Erik was an exemplary practitioner of engaged social science. (Click here to read Michael Burawoy’s tribute to Erik in Jacobin.) In the first part of his career, he wrote a series of important books analyzing the class structure of developed market societies. Starting in the early 1990’s, his focus shifted to the Real Utopias Project. Wright insisted on the need to revive utopian thinking by focusing on powerful reform ideas that could generate momentum towards a more democratic and more egalitarian society. He organized a series of workshops at the University of Wisconsin to focus on such topics as basic income, deepening democracy, gender equality, and associational democracy. Seven of these culminated in books published by Verso in the Real Utopia series, and several more volumes are on the way.

Throughout this project, Erik has shown that it is possible to produce excellent social science work by combining normative commitments to equality or democracy with the standard repertoire of social science analytic tools. Each of these specific real utopias works as a sociological x-ray that helps us to see how power works in contemporary societies and to understand better the obstacles to radical social change.

Moreover, the project has inspired other scholars to focus attention on the analysis of promising reform experiments such as the participatory budgeting schemes that began in Brazil and were quickly copied in multiple locations around the world.  Such research works to make clear that “another world is possible” and it builds links between scholars and activists that can accelerate the diffusion of effective reform strategies.

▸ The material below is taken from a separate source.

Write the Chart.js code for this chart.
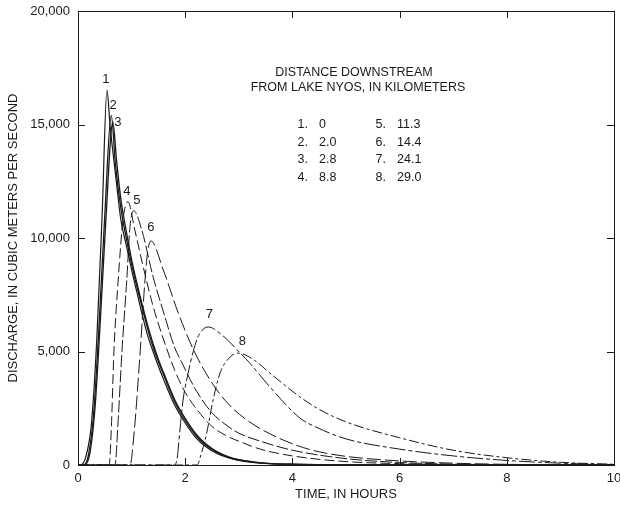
<!DOCTYPE html>
<html>
<head>
<meta charset="utf-8">
<script src="https://cdn.jsdelivr.net/npm/chart.js@4.4.1/dist/chart.umd.min.js"></script>
<style>
  html, body { margin: 0; padding: 0; background: #fff; }
  #wrap { width: 620px; height: 505px; position: relative; }
</style>
</head>
<body>
<div id="wrap"><canvas id="chart_nyosFlood"></canvas></div>
<script>
// time, in hours, and discharge, in cubic meters per second, for each station
var t1 = [0, 0.05, 0.15, 0.25, 0.35, 0.45, 0.54, 0.6, 0.7, 0.8, 0.9, 1.0, 1.1, 1.2, 1.3, 1.4, 1.5, 1.6, 1.8, 2.0, 2.2, 2.4, 2.6, 2.8, 3.0, 3.3, 3.6, 4.0, 4.5, 5.0, 10];
var q1 = [0, 0, 400, 1800, 5500, 11000, 16500, 14900, 12800, 10800, 9700, 8600, 7600, 6600, 5700, 5000, 4350, 3750, 2650, 1850, 1200, 780, 500, 320, 200, 100, 55, 25, 10, 0, 0];
var t2 = [0, 0.1, 0.2, 0.3, 0.4, 0.5, 0.62, 0.7, 0.8, 0.9, 1.0, 1.1, 1.2, 1.3, 1.4, 1.5, 1.6, 1.8, 2.0, 2.2, 2.4, 2.6, 2.8, 3.0, 3.3, 3.6, 4.0, 4.5, 5.0, 10];
var q2 = [0, 0, 500, 2500, 6500, 11000, 15400, 13200, 11300, 10000, 8850, 7850, 6900, 6000, 5200, 4550, 3950, 2800, 1950, 1300, 850, 550, 350, 220, 120, 60, 30, 10, 0, 0];
var t3 = [0, 0.12, 0.22, 0.32, 0.42, 0.52, 0.65, 0.72, 0.8, 0.9, 1.0, 1.1, 1.2, 1.3, 1.4, 1.5, 1.6, 1.8, 2.0, 2.2, 2.4, 2.6, 2.8, 3.0, 3.3, 3.6, 4.0, 4.5, 5.0, 10];
var q3 = [0, 0, 500, 2600, 6500, 10800, 15100, 13400, 11700, 10300, 9050, 8000, 7050, 6150, 5350, 4650, 4050, 2900, 2050, 1370, 900, 580, 370, 235, 125, 65, 32, 12, 0, 0];
var t4 = [0, 0.58, 0.62, 0.67, 0.75, 0.84, 0.93, 1.06, 1.2, 1.4, 1.6, 1.8, 2.0, 2.2, 2.5, 2.8, 3.0, 3.4, 4.0, 5.0, 6.0, 7.0, 8.0, 10];
var q4 = [0, 0, 1500, 5000, 8150, 10800, 11600, 10350, 8900, 7000, 5500, 4200, 3200, 2500, 1700, 1250, 1050, 700, 400, 150, 60, 20, 0, 0];
var t5 = [0, 0.69, 0.75, 0.82, 0.91, 0.97, 1.04, 1.19, 1.4, 1.6, 1.8, 1.94, 2.2, 2.5, 2.8, 3.0, 3.4, 4.0, 5.0, 6.0, 7.0, 8.0, 9.0, 10];
var q5 = [0, 0, 2000, 5000, 8150, 10500, 11200, 10350, 8300, 6700, 5200, 4500, 3300, 2300, 1700, 1400, 1050, 650, 280, 110, 40, 10, 0, 0];
var t6 = [0, 0.97, 1.05, 1.16, 1.25, 1.3, 1.36, 1.59, 1.87, 2.15, 2.45, 2.8, 3.2, 3.6, 4.1, 4.5, 5.0, 6.0, 7.0, 8.0, 9.0, 10];
var q6 = [0, 0, 1500, 5000, 8150, 9400, 9870, 8600, 6700, 5100, 3800, 2700, 1900, 1350, 850, 580, 380, 180, 80, 30, 10, 0];
var t7 = [0, 1.8, 1.85, 1.9, 1.96, 2.05, 2.15, 2.25, 2.43, 2.7, 2.97, 3.2, 3.58, 4.14, 4.46, 5.0, 6.0, 7.0, 8.0, 9.0, 10];
var q7 = [0, 0, 300, 1500, 2860, 4000, 5000, 5700, 6080, 5700, 5070, 4500, 3440, 2070, 1650, 1150, 700, 400, 200, 80, 20];
var t8 = [0, 2.22, 2.3, 2.4, 2.52, 2.65, 2.84, 2.99, 3.3, 3.58, 4.14, 4.5, 5.0, 6.0, 7.0, 8.0, 9.0, 10];
var q8 = [0, 0, 500, 1400, 2860, 4050, 4760, 4930, 4600, 4050, 3000, 2450, 1900, 1200, 650, 320, 120, 30];

var curveNames = ['1', '2', '3', '4', '5', '6', '7', '8'];
var distancesKm = ['0', '2.0', '2.8', '8.8', '11.3', '14.4', '24.1', '29.0'];
var xTicks = [0, 2, 4, 6, 8, 10];
var yTicks = [0, 5000, 10000, 15000, 20000];

var times = [t1, t2, t3, t4, t5, t6, t7, t8];
var flows = [q1, q2, q3, q4, q5, q6, q7, q8];
var dashes = [[], [], [], [10, 4], [12, 3], [14, 4], [16, 3, 4, 3], [10, 3, 3, 3]];
var widths = [1.2, 1.3, 1.3, 1, 1, 1, 1, 1];
// label nudges from each peak, in pixels
var labelOffsets = [[-1, -11], [2, -9], [5, 1], [-1, -10], [3, -10], [0, -13], [1, -12], [4, -11]];

var FONT = '"Liberation Sans", Arial, sans-serif';
var INK = '#1a1a1a';

var datasets = curveNames.map(function (name, i) {
  return {
    label: name,
    data: times[i].map(function (x, j) { return { x: x, y: flows[i][j] }; }),
    borderColor: INK,
    borderWidth: widths[i],
    borderDash: dashes[i],
    pointRadius: 0,
    fill: false,
    cubicInterpolationMode: 'monotone'
  };
});

var frameAndNotes = {
  id: 'frameAndNotes',
  beforeDraw: function (chart) {
    var ctx = chart.ctx;
    ctx.save();
    ctx.fillStyle = 'white';
    ctx.fillRect(0, 0, chart.width, chart.height);
    ctx.restore();
  },
  afterDatasetsDraw: function (chart) {
    var ctx = chart.ctx;
    var a = chart.chartArea;
    var xs = chart.scales.x, ys = chart.scales.y;
    ctx.save();
    ctx.strokeStyle = INK;
    ctx.lineWidth = 1;
    ctx.strokeRect(Math.round(a.left) + 0.5, Math.round(a.top) + 0.5, Math.round(a.right - a.left), Math.round(a.bottom - a.top));

    // inward tick marks on all four sides
    var len = 7;
    ctx.beginPath();
    xTicks.slice(1, -1).forEach(function (v) {
      var px = Math.round(xs.getPixelForValue(v)) + 0.5;
      ctx.moveTo(px, a.bottom); ctx.lineTo(px, a.bottom - len);
      ctx.moveTo(px, a.top); ctx.lineTo(px, a.top + len);
    });
    yTicks.slice(1, -1).forEach(function (v) {
      var py = Math.round(ys.getPixelForValue(v)) + 0.5;
      ctx.moveTo(a.left, py); ctx.lineTo(a.left + len, py);
      ctx.moveTo(a.right, py); ctx.lineTo(a.right - len, py);
    });
    ctx.stroke();

    // curve numbers at peaks
    ctx.fillStyle = INK;
    ctx.font = '13px ' + FONT;
    ctx.textAlign = 'center';
    ctx.textBaseline = 'bottom';
    flows.forEach(function (q, i) {
      var k = q.indexOf(Math.max.apply(null, q));
      var px = xs.getPixelForValue(times[i][k]) + labelOffsets[i][0];
      var py = ys.getPixelForValue(q[k]) + labelOffsets[i][1] + 6;
      ctx.fillText(curveNames[i], px, py);
    });

    // explanation block
    ctx.font = '12.5px ' + FONT;
    ctx.textBaseline = 'middle';
    ctx.fillText('DISTANCE DOWNSTREAM', a.left + 276, a.top + 62);
    ctx.fillText('FROM LAKE NYOS, IN KILOMETERS', a.left + 280, a.top + 77);
    for (var i = 0; i < 8; i++) {
      var col = Math.floor(i / 4), row = i % 4;
      var y = a.top + 114 + row * 17.5;
      var x0 = a.left + 230 + col * 78;
      ctx.textAlign = 'right';
      ctx.fillText(curveNames[i] + '.', x0, y);
      ctx.textAlign = 'left';
      ctx.fillText(distancesKm[i], x0 + 11, y);
    }
    ctx.restore();
  }
};

var chart_nyosFlood = new Chart(document.getElementById('chart_nyosFlood'), {
  type: 'line',
  data: { datasets: datasets },
  options: {
    animation: false,
    responsive: true,
    maintainAspectRatio: false,
    layout: { padding: { left: 0, top: 11, right: 6, bottom: 0 } },
    plugins: {
      legend: { display: false },
      tooltip: { enabled: false }
    },
    scales: {
      x: {
        type: 'linear',
        min: 0,
        max: 10,
        afterFit: function (s) { s.height = 40; s.paddingLeft = 0; s.paddingRight = 0; },
        afterBuildTicks: function (s) { s.ticks = xTicks.map(function (v) { return { value: v }; }); },
        grid: { display: false, drawTicks: false },
        border: { display: false },
        ticks: { color: INK, padding: 6, font: { family: FONT, size: 13 } },
        title: { display: true, text: 'TIME, IN HOURS', color: INK, padding: { top: 0, bottom: 3 }, font: { family: FONT, size: 13 } }
      },
      y: {
        min: 0,
        max: 20000,
        afterFit: function (s) { s.width = 78; s.paddingTop = 0; s.paddingBottom = 0; },
        afterBuildTicks: function (s) { s.ticks = yTicks.map(function (v) { return { value: v }; }); },
        grid: { display: false, drawTicks: false },
        border: { display: false },
        ticks: {
          color: INK, padding: 8, font: { family: FONT, size: 13 },
          callback: function (v) { return v.toLocaleString('en-US'); }
        },
        title: { display: true, text: 'DISCHARGE, IN CUBIC METERS PER SECOND', color: INK, padding: { top: 6, bottom: 0 }, font: { family: FONT, size: 13 } }
      }
    }
  },
  plugins: [frameAndNotes]
});
</script>
</body>
</html>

Erik also wrote his own conclusion to the Real Utopias Project. In a book that he completed during his illness, How to be an Anti-capitalist in the Twenty-first Century (to be published later this year by Verso) Wright outlines a strategy for radical change that flows out of the work on real utopias. Wright argues against the traditional Leninist strategy of seeking to destroy capitalism in a single revolutionary upheaval. He argues, instead, for combining a series of distinct reform strategies. The first is the idea of dismantling capitalism by state-directed reform initiatives that would weaken the power of capital. The second is the standard Social Democratic project of taming capitalism by limiting its worst excesses through regulation and public provision. The third is resisting capitalism through trade unions and other forms of popular contestation. The fourth is escaping capitalism by building institutions that insulate people from the vagaries of the marketplace. Wright argues that a movement could combine all four strategies to seek a progressive erosion of capitalism that would eventually result in a different kind of society.

Erik will be deeply missed, but he will live on in the students he mentored and many thousands who have been influenced by his lectures and his writings. Moreover, he taught us what social science can do in a dystopian time; it must show us the way to reshape our institutions to create freedom for all.